(1.) These two writ petitions arise out of an industrial dispute. The petitioner is the Andhra Pradesh State Road Transport Corporation, Secunderabad Depot. The workers belonging to that depot went on a day's strike on 28th March, 1966. Consequently, there was a dispute whether wages for that day should be paid to them or not. It was referred to the Industrial Tribunal, Hyderabad and numbered as Industrial Dispute No. 54 of 1964. Pending that enquiry, on 12-12-1966 the second respondent in the writ petitions, who was a conductor in one of the buses belonging to the petitioner was charged with misconduct of not issuing tickets to five lady passengers and of not collecting fares from them. He was further charged that he had failed to observe completion of the record relating to the ticket issue at Court House Bus Stop. A domestic enquiry was held into these charges on 4-1-1967 and 12-1-1967. The enquiry officer found the second respondent to be guilty of the two charges and removed him from service by order dated 27th March. Thereupon, the second respondent filed M.P. No. 29 of 1967 under Section 33-A of the Industrial Disputes Act, 1947 (hereinafter called the Act) for determination of the benefits available to him under the circumstances. He also complained in the application that the management did not obtain the previous sanction of the Tribunal, before removing him from service, as required under the Industrial Disputes Act. The petitioner not only filed a counter to this petition, but also filed an application under Section 33 (2) (b) of the Act, in M.P. No. 59 of 1967, for approval of the removal of the second respondent from service. These two applications were heard together by the Industrial Tribunal. By its order dated 5th October, 1967 the Tribunal rejected the petitioner's application in M.P. No. 59 of 1967 and granted the second respondent's application M. P. No. 29 of 1967 and directed that the second respondent be restored to his employment, with retrospective effect, with back wages and with such attendant benefits as the petitioner would be entitled to. It is to quash this order in the two petitions, the present writ petitions have been filed. While W.P. No. 3259 of 1967 is directed against the order in M.P. No. 29 of 1967, W.P. No. 2801 of 1967 is against the order in M.P. No. 59 of 1967.

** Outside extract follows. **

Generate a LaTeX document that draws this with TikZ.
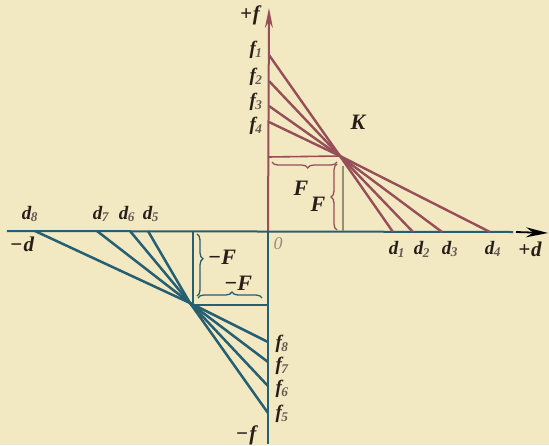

(2.) Sri Balamukunda Reddy appearing for the petitioners raised the following points before me. (1) When an application is made before the Industrial Tribunal under the proviso to Section 33 (2) (b), it is the duty of the Tribunal to accord its approval, if it is satisfied with the domestic enquiry. It is not, however, open to the Industrial Tribunal to sit as an appellate authority, to assess the evidence once again and to give a different conclusion. (2) If the Industrial Tribunal comes to the conclusion that there was no enquiry at all or that the enquiry was not satisfactory and not in accordance with the principles of natural justice, it is the duty of the Tribunal to give an opportunity to both sides to adduce evidence before it and come to a conclusion by itself on its basis or in the alternative to remit the matter back to the domestic tribunal.
(3.) If the Industrial Tribunal comes to the conclusion that Section 33 of the Act was contravened, it should decide the dispute on taking the evidence by itself. It is obvious that the third and second points are practically to the same effect, and it is therefore, necessary that the third point should be separately considered.